Dawn of the Emperors: Thyatis and Alphatia
- Author: Aaron Allston
- Genre: Role-playing game
- Publisher: TSR
- Publication date: 1989
- Media type: Boxed set
- ISBN: 0-88038-736-X

= Dawn of the Emperors: Thyatis and Alphatia =

Tabletop role-playing game supplement for Dungeons & Dragons

Dawn of the Emperors: Thyatis and Alphatia is an accessory for the Dungeons & Dragons fantasy role-playing game.

==Contents==
Dawn of the Emperors is a campaign setting which details the warring empires of Thyatis and Alphatia.

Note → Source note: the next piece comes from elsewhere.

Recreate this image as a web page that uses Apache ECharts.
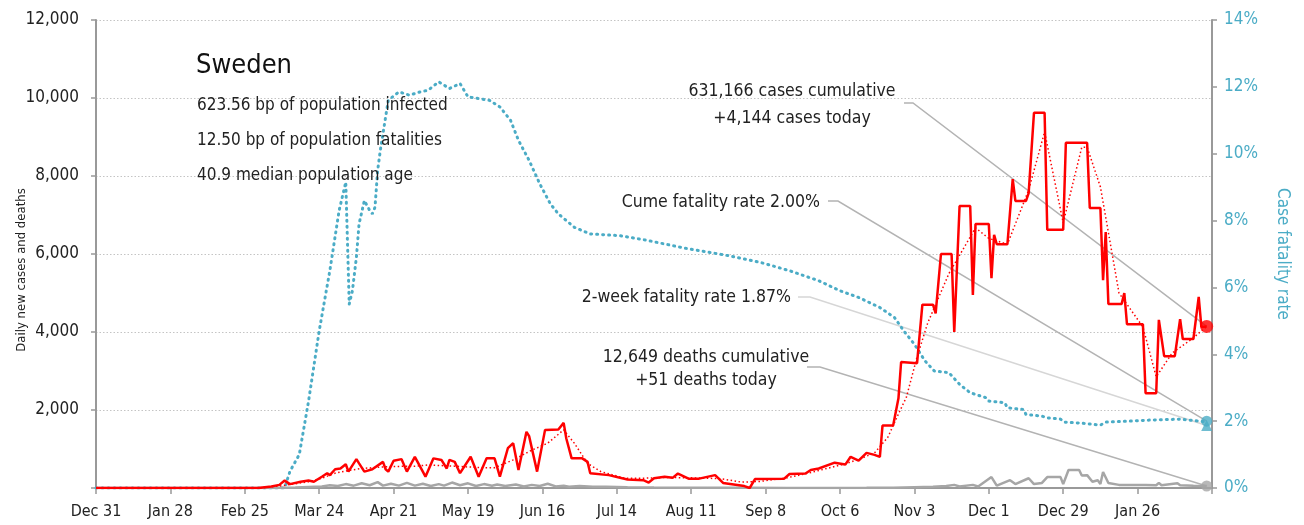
<!DOCTYPE html>
<html>
<head>
<meta charset="utf-8">
<script src="https://cdn.jsdelivr.net/npm/echarts@6/dist/echarts.min.js"></script>
<style>html,body{margin:0;padding:0;background:#fff}#main{width:1304px;height:525px}</style>
</head>
<body>
<div id="main"></div>
<script>
// days counted from Dec 31 2019
var START = Date.UTC(2019, 11, 31);
var MONTHS = ['Jan','Feb','Mar','Apr','May','Jun','Jul','Aug','Sep','Oct','Nov','Dec'];
var lastDay = 418;

// daily new cases [day, cases]
var casesPts = [[0,0],[55,0],[61,0],[66,40],[69,80],[71,190],[73,100],[77,160],[80,190],[82,160],[85,290],[87,380],[88,330],[90,480],[92,500],[94,610],[95,420],[98,740],[99,630],[101,420],[104,480],[108,670],[109,480],[110,420],[112,700],[115,740],[117,420],[120,800],[123,420],[124,290],[127,760],[130,720],[132,500],[133,720],[135,670],[137,380],[141,800],[144,290],[147,760],[150,760],[152,290],[155,1020],[157,1150],[159,460],[162,1440],[163,1330],[166,420],[169,1490],[174,1500],[176,1670],[177,1270],[179,760],[183,760],[185,670],[186,380],[193,330],[200,220],[206,200],[208,140],[210,250],[214,290],[217,260],[219,370],[223,240],[227,240],[233,330],[236,130],[244,50],[246,0],[248,230],[259,240],[261,360],[267,370],[269,460],[272,500],[278,650],[282,600],[284,800],[287,700],[290,900],[293,850],[295,800],[296,1600],[300,1600],[302,2300],[303,3230],[309,3200],[311,4700],[315,4700],[316,4480],[318,6000],[322,6000],[323,4000],[325,7230],[329,7230],[330,4950],[331,6770],[336,6770],[337,5380],[338,6490],[339,6250],[343,6250],[345,7920],[346,7360],[350,7360],[351,7560],[353,9620],[357,9620],[358,6620],[364,6620],[365,8850],[373,8850],[374,7180],[378,7180],[379,5330],[380,6560],[381,4720],[386,4720],[387,5000],[388,4200],[394,4200],[395,2430],[399,2430],[400,4310],[402,3380],[406,3380],[408,4330],[409,3820],[413,3820],[415,4900],[416,4130],[418,4144]];

// 7-day average of cases
var avgPts = [[0,0],[62,0],[70,60],[75,110],[80,160],[85,250],[90,380],[95,450],[100,500],[110,550],[120,560],[125,590],[135,560],[145,520],[150,520],[157,720],[164,970],[170,1150],[176,1490],[180,1150],[185,630],[190,420],[199,250],[205,250],[215,270],[225,260],[235,240],[243,150],[250,170],[260,260],[268,380],[275,500],[282,620],[288,760],[293,900],[298,1300],[302,1900],[305,2330],[309,3360],[313,4230],[321,5500],[331,6670],[336,6400],[343,6250],[351,7640],[357,9130],[364,6800],[371,8740],[373,8740],[378,7720],[385,5000],[394,4130],[399,2850],[405,3460],[413,3850],[418,4144]];

// daily deaths
var deathPts = [[0,0],[66,0],[70,5],[75,10],[80,25],[85,40],[88,70],[91,50],[94,100],[97,60],[100,120],[103,70],[106,150],[108,60],[111,110],[114,60],[117,130],[120,60],[123,110],[126,50],[129,100],[131,60],[134,140],[137,70],[140,120],[143,50],[146,100],[149,60],[151,90],[154,50],[158,90],[161,40],[164,80],[167,50],[170,110],[173,40],[176,60],[178,30],[182,50],[187,30],[192,35],[200,20],[210,12],[220,8],[230,6],[245,4],[260,3],[275,3],[290,5],[300,8],[308,20],[315,30],[320,50],[323,80],[325,40],[330,80],[332,40],[337,280],[339,60],[344,200],[346,100],[351,250],[353,100],[356,130],[358,280],[363,280],[364,100],[366,460],[370,460],[371,320],[373,330],[375,160],[377,200],[378,100],[379,410],[381,130],[385,80],[390,75],[395,80],[399,70],[400,130],[401,70],[407,120],[408,70],[413,60],[418,51]];

// cumulative case fatality rate, %
var cfrPts = [[0,0],[71,0],[73,0.5],[76.5,1.0],[80,2.6],[84,4.7],[88,6.5],[91.5,8.3],[94,9.15],[95.3,5.5],[96.5,5.9],[98,6.9],[99,7.9],[101,8.6],[103,8.3],[104,8.2],[105,8.4],[106,9.5],[107,10.1],[110,11.6],[114,11.85],[118,11.75],[122,11.85],[125,11.9],[129,12.15],[133,11.95],[137,12.1],[140,11.7],[148,11.6],[152,11.4],[156,11.0],[159,10.4],[163,9.8],[167,9.1],[171,8.5],[174,8.2],[180,7.8],[186,7.6],[197,7.55],[208,7.4],[220,7.2],[227,7.1],[238,6.95],[250,6.75],[261,6.5],[272,6.2],[280,5.9],[287,5.7],[295,5.4],[300.5,5.1],[304,4.7],[308,4.3],[312,3.8],[315.5,3.5],[321,3.45],[325,3.1],[329,2.85],[335,2.7],[336,2.6],[342,2.55],[343,2.4],[349,2.35],[350,2.2],[356,2.15],[358,2.1],[363,2.06],[364.5,1.97],[371,1.94],[378,1.88],[380,1.97],[389,2.0],[396,2.03],[408,2.06],[416.5,1.99],[418,2.0]];

var casesToday = 4144, deathsToday = 51, cfrCume = 2.00, cfr2wk = 1.87;

var F = "'Liberation Sans Narrow', 'DejaVu Sans Condensed', sans-serif";
var TEAL = '#4bacc6';

function dayLabel(v) {
    if (v % 28 !== 0 || v > 400) return '';
    var d = new Date(START + v * 86400000);
    return MONTHS[d.getUTCMonth()] + ' ' + d.getUTCDate();
}

var chart = echarts.init(document.getElementById('main'));
var option = {
    animation: false,
    grid: { left: 96, right: 92, top: 20, bottom: 37, outerBoundsMode: 'none' },
    xAxis: {
        type: 'value', min: 0, max: 420, interval: 28,
        axisLine: { lineStyle: { color: '#999', width: 2 } },
        axisTick: { length: 6, lineStyle: { color: '#999', width: 1.5 } },
        axisLabel: { formatter: dayLabel, color: '#222', fontSize: 16, fontFamily: F, margin: 16 },
        splitLine: { show: false }
    },
    yAxis: [{
        type: 'value', min: 0, max: 12000, interval: 2000,
        axisLine: { show: true, lineStyle: { color: '#999', width: 2 } },
        axisTick: { show: true, length: 5, lineStyle: { color: '#999', width: 1.5 } },
        axisLabel: {
            color: '#222', fontSize: 17, fontFamily: F, margin: 17,
            formatter: function (v) { return v === 0 ? '' : v.toLocaleString('en-US'); }
        },
        splitLine: { show: true, lineStyle: { color: '#c4c4c4', type: [1.5, 2], width: 1 } }
    }, {
        type: 'value', min: 0, max: 14, interval: 2, position: 'right',
        name: 'Case fatality rate', nameLocation: 'middle', nameGap: 62, nameRotate: -90,
        nameTextStyle: { color: TEAL, fontSize: 17, fontFamily: F },
        axisLine: { show: true, lineStyle: { color: '#999', width: 2 } },
        axisTick: { show: true, length: 5, lineStyle: { color: '#999', width: 1.5 } },
        axisLabel: { color: TEAL, fontSize: 17, fontFamily: F, margin: 12, formatter: '{value}%' },
        splitLine: { show: false }
    }],
    series: [
        {
            name: 'cfr', type: 'line', yAxisIndex: 1, data: cfrPts, showSymbol: false, z: 2,
            lineStyle: { color: TEAL, width: 3, type: [1, 5], cap: 'round' }
        },
        {
            name: 'deaths', type: 'line', data: deathPts, showSymbol: false, z: 3,
            lineStyle: { color: '#a6a6a6', width: 2.5 }
        },
        {
            name: 'avg', type: 'line', data: avgPts, showSymbol: false, z: 4,
            lineStyle: { color: '#ff0000', width: 1.5, type: [1.5, 2.5] }
        },
        {
            name: 'cases', type: 'line', data: casesPts, showSymbol: false, z: 5,
            lineStyle: { color: '#ff0000', width: 2.5 }
        },
        {
            type: 'scatter', yAxisIndex: 1, z: 6, symbol: 'triangle', symbolSize: 11,
            itemStyle: { color: TEAL }, data: [[lastDay, cfr2wk]]
        },
        {
            type: 'scatter', yAxisIndex: 1, z: 6, symbol: 'circle', symbolSize: 11,
            itemStyle: { color: TEAL }, data: [[lastDay, cfrCume]]
        },
        {
            type: 'scatter', z: 6, symbol: 'circle', symbolSize: 13,
            itemStyle: { color: '#ff0000' }, data: [[lastDay, casesToday]]
        },
        {
            type: 'scatter', z: 6, symbol: 'circle', symbolSize: 11,
            itemStyle: { color: '#a6a6a6' }, data: [[lastDay, deathsToday]]
        }
    ]
};
chart.setOption(option);

// leader lines: from text anchor to the last point of each value
var pCases = chart.convertToPixel({ seriesIndex: 3 }, [lastDay, casesToday]);
var pCume = chart.convertToPixel({ seriesIndex: 0 }, [lastDay, cfrCume]);
var p2wk = chart.convertToPixel({ seriesIndex: 0 }, [lastDay, cfr2wk]);
var pDeaths = chart.convertToPixel({ seriesIndex: 1 }, [lastDay, deathsToday]);

function leader(x0, x1, y, end, color) {
    return { type: 'polyline', z: 1, shape: { points: [[x0, y], [x1, y], end] },
        style: { stroke: color, lineWidth: 1.5, fill: null } };
}
function txt(x, y, s, size, align, color) {
    return { type: 'text', z: 10, x: x, y: y,
        style: { text: s, fontSize: size, fontFamily: F, fill: color || '#222', align: align || 'left', verticalAlign: 'middle' } };
}

var yName = txt(22, 270, 'Daily new cases and deaths', 13, 'center');
yName.rotation = Math.PI / 2;

chart.setOption({
    graphic: [
        leader(904, 913, 103, pCases, '#b3b3b3'),
        leader(828, 838, 201, pCume, '#b3b3b3'),
        leader(798, 810, 297, p2wk, '#d6d6d6'),
        leader(807, 820, 367, pDeaths, '#b3b3b3'),
        yName,
        txt(196, 66, 'Sweden', 27, 'left', '#111'),
        txt(197, 106, '623.56 bp of population infected', 17),
        txt(197, 141, '12.50 bp of population fatalities', 17),
        txt(197, 176, '40.9 median population age', 17),
        txt(792, 91, '631,166 cases cumulative', 17.5, 'center'),
        txt(792, 118, '+4,144 cases today', 17.5, 'center'),
        txt(820, 202, 'Cume fatality rate 2.00%', 17.5, 'right'),
        txt(791, 297, '2-week fatality rate 1.87%', 17.5, 'right'),
        txt(706, 357, '12,649 deaths cumulative', 17.5, 'center'),
        txt(706, 380, '+51 deaths today', 17.5, 'center')
    ]
});
</script>
</body>
</html>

The 32-page "Player's Guide to Thyatis" details an empire similar to ancient Rome and includes character creation rules for Thyatian player characters.

The 32-page "Player's Guide to Alphatia" describes an ancient empire ruled by magic-users over all non-magic users, and book includes rules for creating Alphatian characters, and how to make magic items.

The 128-page "The Dungeon Master's Sourcebook" provides both a history and an atlas for the two featured empires, and describes territories disputed between them, also including suggestions for campaigns and adventure scenarios, and rules for converting the set to Advanced Dungeons & Dragons.

==Publication history==
Dawn of the Emperors - Thyatis and Alphatia was written by Aaron Allston, with a cover by Clyde Caldwell and interior illustrations by Stephen Fabian, and was published by TSR in 1989 as a boxed set containing a 128-page book, two 32-page books, and two large color maps.

==Reception==
In the January 1990 edition of Games International (Issue 12), although Steve Jones had some quibbles with several of the rules, he concluded "I was pleasantly surprised by this campaign pack."

In the 1991 book Heroic Worlds: A History and Guide to Role-Playing Games, Lawrence Schick commented, "On the whole, it's a satisfying climax to the GAZ series."